Com isso, o agricultor poderá fazer compras mais assertivas, deixando de gastar com o que não precisa e aumentando o gasto com o que lhe trará maior retorno.
“A Pattern Ag pode ajudar Lavoro a aconselhar melhor o produtor e vender mais produtos, ganhando a sua confiança. Essa é a maneira dessa indústria continuar se desenvolvendo”, afirma.
O mesmo vale para a Stenon, startup baseada na Alemanha, também investida do TPB. Ela faz análises químicas do solo, em tempo real, utilizando um instrumento semelhante a uma pá, mas que funciona como um laboratório portátil.
A ideia é evitar o vai-e-vem de amostras de solo, que percorrem longas distâncias até os laboratórios tradicionais, encarecendo e fazendo com que os resultados demorem a chegar ao produtor.
“Vamos distribuir esses equipamentos para os agrônomos RTVs da Lavoro e eles poderão ajudar os produtores a tomar decisões melhores sobre fertilizantes”, afirma Friedberg.
O Brasil no caminho
As oportunidades do agro brasileiro despertam a atenção de Friedberg há alguns anos. Ele já esteve no Brasil inúmeras vezes, as primeiras ainda nos seus tempos de Google.
Em 2005, a gigante da internet comprou uma empresa mineira, a Akwan, especializada em tecnologias de busca. O objetivo da Google era transformá-la em uma frente de engenharia no País e o então chefe de desenvolvimento corporativo foi enviado ao Brasil para dar início ao projeto.
Anos depois, já na Monsanto – onde atuou por três anos após a venda da Climate – ele fez novas incursões por aqui para conhecer melhor o mercado e os produtores locais.
Além disso, como investidor, Fridberg diz ter uma longa relação com a gestora brasileira Valor Capital Group.
“Anos atrás, me juntei ao time da Valor em alguns investimentos no Brasil. Eles me falaram da Lavoro e da oportunidade de ajudá-la a ir para o mercado e ser bem-sucedida com acesso às nossas tecnologias”, conta.
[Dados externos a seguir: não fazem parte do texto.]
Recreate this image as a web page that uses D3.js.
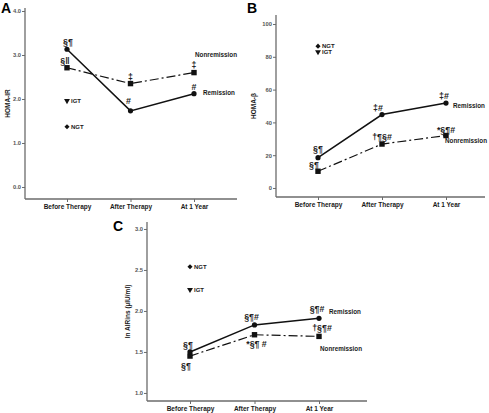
<!DOCTYPE html>
<html><head><meta charset="utf-8">
<script src="https://cdn.jsdelivr.net/npm/d3@7"></script>
<style>
body{margin:0;background:#fff;}
svg text{font-family:"Liberation Sans",Arial,sans-serif;font-weight:bold;}
</style></head>
<body><svg id="c" width="489" height="413"></svg>
<script>
const categories = ["Before Therapy","After Therapy","At 1 Year"];

// Panel A: HOMA-IR
const homaIR_remission = [3.13, 1.73, 2.12];
const homaIR_nonremission = [2.71, 2.35, 2.60];
const homaIR_ref = {NGT:1.37, IGT:1.96};
const homaIR_ann_rem = ["§¶","#","#"];
const homaIR_ann_non = ["§‖","‡","‡"];
const homaIR_ticks = [0,1,2,3,4];

// Panel B: HOMA-beta
const homaB_remission = [18.5, 44.8, 51.8];
const homaB_nonremission = [10.2, 26.8, 32.0];
const homaB_ref = {NGT:86.5, IGT:83.0};
const homaB_ann_rem = ["§¶","‡#","‡#"];
const homaB_ann_non = ["§¶","†¶§#","*§¶#"];
const homaB_ticks = [0,20,40,60,80,100];

// Panel C: ln AIRins
const air_remission = [1.50, 1.83, 1.91];
const air_nonremission = [1.45, 1.71, 1.69];
const air_ref = {NGT:2.54, IGT:2.26};
const air_ann_rem = ["§¶","§¶#","§¶#"];
const air_ann_non = ["§¶","*§¶ #","†§¶#"];
const air_ticks = [1.0,1.5,2.0,2.5,3.0];

const svg = d3.select("#c");
const AX = "#6b6b6b", TX = "#1a1a1a";

function panel(cfg){
  const g = svg.append("g");
  const x = d3.scalePoint().domain(categories).range([cfg.x0 + cfg.pad, cfg.x1 - cfg.padR]);
  const y = d3.scaleLinear().domain(cfg.ydom).range([cfg.yb, cfg.yt]);
  g.append("line").attr("x1",cfg.x0).attr("x2",cfg.x1).attr("y1",cfg.yb).attr("y2",cfg.yb).attr("stroke",AX).attr("stroke-width",1.3);
  g.append("line").attr("x1",cfg.x0).attr("x2",cfg.x0).attr("y1",cfg.yb).attr("y2",cfg.yt).attr("stroke",AX).attr("stroke-width",1.3);
  const ya = g.append("g").attr("transform",`translate(${cfg.x0},0)`)
    .call(d3.axisLeft(y).tickValues(cfg.ticks).tickFormat(cfg.fmt).tickSize(3).tickPadding(1));
  ya.select(".domain").remove();
  ya.selectAll("line").attr("stroke",AX);
  ya.selectAll("text").attr("fill","#555").style("font-size","5.8px");
  const xa = g.append("g").attr("transform",`translate(0,${cfg.yb})`)
    .call(d3.axisBottom(x).tickSize(3).tickPadding(2));
  xa.select(".domain").remove();
  xa.selectAll("line").attr("stroke",AX);
  xa.selectAll("text").attr("fill",TX).style("font-size","6.5px");

  const line = d3.line().x((d,i)=>x(categories[i])).y(d=>y(d));
  g.append("path").datum(cfg.non).attr("d",line).attr("fill","none").attr("stroke","#111")
    .attr("stroke-width",1.2).attr("stroke-dasharray","9,3,2,3");
  g.append("path").datum(cfg.rem).attr("d",line).attr("fill","none").attr("stroke","#111").attr("stroke-width",1.5);
  g.selectAll(".sq").data(cfg.non).enter().append("rect")
    .attr("x",(d,i)=>x(categories[i])-2.7).attr("y",d=>y(d)-2.7).attr("width",5.4).attr("height",5.4).attr("fill","#111");
  g.selectAll(".ci").data(cfg.rem).enter().append("circle")
    .attr("cx",(d,i)=>x(categories[i])).attr("cy",d=>y(d)).attr("r",2.6).attr("fill","#111");

  const x0c = x(categories[0]);
  g.append("path").attr("d",d3.symbol(d3.symbolSquare,13)()).attr("transform",`translate(${x0c},${y(cfg.ref.NGT)}) rotate(45)`).attr("fill","#111");
  g.append("path").attr("d",d3.symbol(d3.symbolTriangle,15)()).attr("transform",`translate(${x0c},${y(cfg.ref.IGT)}) rotate(180)`).attr("fill","#111");
  g.append("text").attr("x",x0c+4).attr("y",y(cfg.ref.NGT)+2.2).text("NGT").attr("fill",TX).style("font-size","6px");
  g.append("text").attr("x",x0c+4).attr("y",y(cfg.ref.IGT)+2.2).text("IGT").attr("fill",TX).style("font-size","6px");

  cfg.annRem.forEach((t,i)=>{
    const o = cfg.annRemOff[i];
    g.append("text").attr("x",x(categories[i])+o[0]).attr("y",y(cfg.rem[i])+o[1]).attr("text-anchor","middle")
      .text(t).attr("fill",TX).style("font-size","8.8px");
  });
  cfg.annNon.forEach((t,i)=>{
    const o = cfg.annNonOff[i];
    g.append("text").attr("x",x(categories[i])+o[0]).attr("y",y(cfg.non[i])+o[1]).attr("text-anchor","middle")
      .text(t).attr("fill",TX).style("font-size","8.8px");
  });
  g.append("text").attr("x",cfg.remLab[0]).attr("y",cfg.remLab[1]).text("Remission").attr("fill",TX).style("font-size","6.3px");
  g.append("text").attr("x",cfg.nonLab[0]).attr("y",cfg.nonLab[1]).text("Nonremission").attr("fill",TX).style("font-size","6.3px");
  g.append("text").attr("transform",`translate(${cfg.ytx},${(cfg.yb+cfg.yt)/2}) rotate(-90)`).attr("text-anchor","middle")
    .text(cfg.ytitle).attr("fill",TX).style("font-size","6.5px");
  g.append("text").attr("x",cfg.letter[0]).attr("y",cfg.letter[1]).text(cfg.letter[2]).attr("fill","#000").style("font-size","14px");
}

panel({x0:25,x1:237,pad:42,padR:43,yb:199,yt:8,ydom:[-0.273,4.068],ticks:homaIR_ticks,fmt:d3.format(".1f"),
  rem:homaIR_remission,non:homaIR_nonremission,ref:homaIR_ref,
  annRem:homaIR_ann_rem,annRemOff:[[1,-4],[-2,-7],[0,-4]],
  annNon:homaIR_ann_non,annNonOff:[[-2,-4],[0,-4],[0,-5]],
  remLab:[203,95],nonLab:[195,57],ytx:10,ytitle:"HOMA-IR",letter:[1,13,"A"]});

panel({x0:276,x1:485,pad:42,padR:39,yb:197,yt:15,ydom:[-5.5,105.5],ticks:homaB_ticks,fmt:d3.format("d"),
  rem:homaB_remission,non:homaB_nonremission,ref:homaB_ref,
  annRem:homaB_ann_rem,annRemOff:[[0,-6],[-4,-4],[-2,-4]],
  annNon:homaB_ann_non,annNonOff:[[-4,-3],[0,-4],[0,-3]],
  remLab:[453,108],nonLab:[445,143],ytx:256,ytitle:"HOMA-β",letter:[247,13,"B"]});

panel({x0:147,x1:367,pad:43,padR:48,yb:401,yt:222,ydom:[0.902,3.085],ticks:air_ticks,fmt:d3.format(".1f"),
  rem:air_remission,non:air_nonremission,ref:air_ref,
  annRem:air_ann_rem,annRemOff:[[-2,-4],[-3,-5],[-2,-6]],
  annNon:air_ann_non,annNonOff:[[-4,13],[2,12],[3,-5]],
  remLab:[329,314],nonLab:[320,351],ytx:130,ytitle:"ln AIRins  (µIU/ml)",letter:[113,231,"C"]});
</script></body></html>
A conversa prosperou, a TPB estruturou a SPAC (sigla, em inglês, que identifica companhias criadas com a finalidade específica de negociar ações no mercado) que permitiu a listagem da Lavoro na Nasdaq e abriu caminho para sinergias entre os sócios.
“A Lavoro se tornou estratégica para o TPB e as empresas do TPB podem ser úteis, melhorando a qualidade do serviço do varejo. Isso se mostrou uma ótima combinação”, diz Friedberg.
O empreendedor vislumbra ainda outras possibilidades. Na área de biológicos, ele vê o Brasil como um centro de desenvolvimento de soluções para o mundo. E acredita que a Lavoro, que tem investimentos nessa área, está bem posicionada para participar desse mercado.
“Quando fazemos pesquisas no solo, descobrimos novos microrganismos e, a partir do melhor conhecimento deles, poderemos desenvolver novos produtos para incrementar a produtividade”, imagina.
Na área de sementes, Friedberg, com o boné da Ohalo, também estica o olho para o Brasil e a Lavoro. “Estamos muito ativos em trazer novas tecnologias para o mercado e o Brasil é um grande objetivo, obviamente. No futuro vamos falar muito a respeito”.